Già all’indomani della giornata elettorale che ha portato al voto l’intero Vecchio Continente, è possibile tentare di prevedere con poco margine di errore le possibilità di coalizione che andranno a costituire l’assetto parlamentare di Bruxelles da qui al 2024. A livello macroscopico, poche sorprese – con PPE e SDE in testa – se non la continua ascesa dell’ALDE, oggi vero e proprio “terzo polo” all’interno di un sistema sempre meno bifronte.
Ogni Stato andato al voto ha avuto le sue particolarità, più o meno sorprendenti: dal Regno Unito, ad esempio, si profilava certo una netta sconfitta dei Tories dopo l’imbarazzante gestione Brexit, ma sarebbe stato difficile prevedere addirittura un terzo delle preferenze al già “sbugiardato” partito antieuropeista di Nigel Farage. Ma nel resto d’Europa, a dire il vero, le sorprese sono state poche.
L’Italia rientra certamente nella fattispecie: in molti, nella mattina di lunedì, si sono stupiti nel vedere la Lega di Salvini oltre il 34% e il sorpasso del Partito Democratico sul Movimento 5 Stelle. Sorprendersi, però, denota una scarsa attenzione prestata negli ultimi mesi alla situazione interna del Bel Paese, e alla tristemente perpetua campagna elettorale che ha caratterizzato l’ultimo anno di governo giallo-verde. Che Salvini potesse, a distanza di un anno e più da marzo 2018, essere il primo partito, non era affatto una sorpresa. Né era sorprendente che queste preferenze fossero state fagocitate direttamente dal Movimento 5 Stelle, oggi terzo partito al 17%.

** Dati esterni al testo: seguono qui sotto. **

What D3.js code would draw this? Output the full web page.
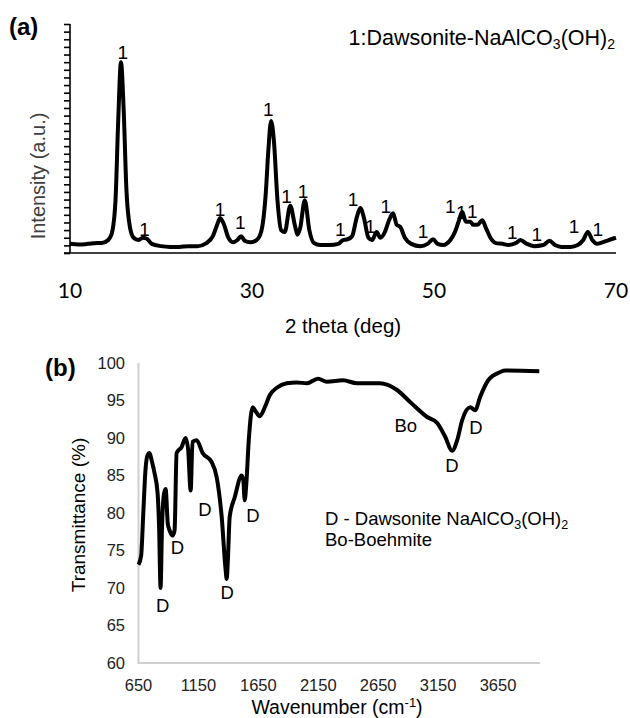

In un anno di “bipolarismo di governo”, la Lega ha brillato – seppure a suon di proclami e polemiche artefatte, con poco di realmente fatto – mentre i Cinque Stelle no. Salvini si è fatto forte della sua figura di leader, mentre Di Maio e soci hanno trasmesso alla propria base elettorale confusione e incertezza. I risultati si sono visti e hanno concesso anche al Partito Democratico una risalita a secondo partito.
C’è da sottolineare come la risalita dem sia, probabilmente, più relativa al crollo grillino che non a un merito interno del partito di centrosinistra: la nuova linea Zingaretti ha portato un piccolo alito di freschezza, ma senza realmente essere incisiva per quanto concerne l’assetto partitico e il modo di porsi nei confronti dell’attualità italiana, politica o meno che sia. Il Pd è meno renziano, ma non è un nuovo partito di sinistra: qualcuno, semplicemente, ha deciso di tornare a fidarsi di esso. E c’è anche da chiedersi se nel 23% acquisito da Zingaretti e soci non conti anche la profilazione socio-economica dell’elettore medio interessato alla partecipazione europea, in qualche misura diversa da chi vota solo per l’Italia e più “attenta” ai temi sovranazionali, cosa che coincide con l’elettorato dem.
Diametralmente opposta la situazione per Forza Italia e Fratelli d’Italia, che si rubano vicendevolmente i pochi voti lasciati da Salvini e si spartiscono di fatto il 9% e il 6%, comunque di poca rilevanza rispetto alle preferenze globali ottenute rispettivamente dai Popolari e dai Conservatori europei. In controtendenza anche +Europa, che non supera la soglia del 4% nonostante l’ALDE, cui fa riferimento, abbia avuto un boom innegabile sul piano europeo. Ma l’Italia, d’altra parte, resta in controtendenza: il fronte “sovranista” di Salvini, l’ENL, non ha avuto l’exploit che si temeva, eventualità che si sarebbe verificata se gli altri Paesi avessero votato similmente all’Italia – o all’Austria dell’OEVP.
I giochi europei sono quasi decisi, e probabilmente andranno a consolidarsi con una grande coalizione tra Popolari, Socialisti e Liberaldemocratici; quelli italiani, invece, sono tutti da vedere.
Perché è vero che le elezioni europee non smuovano seggi nel Parlamento italiano, ma l’assetto di governo – come sempre nell’ultimo anno – è già in discussione e si orienta sempre più attorno alla sola Lega. Con il solito rinnovo della fiducia a Conte, e il solito “ma…” a chiudere la frase.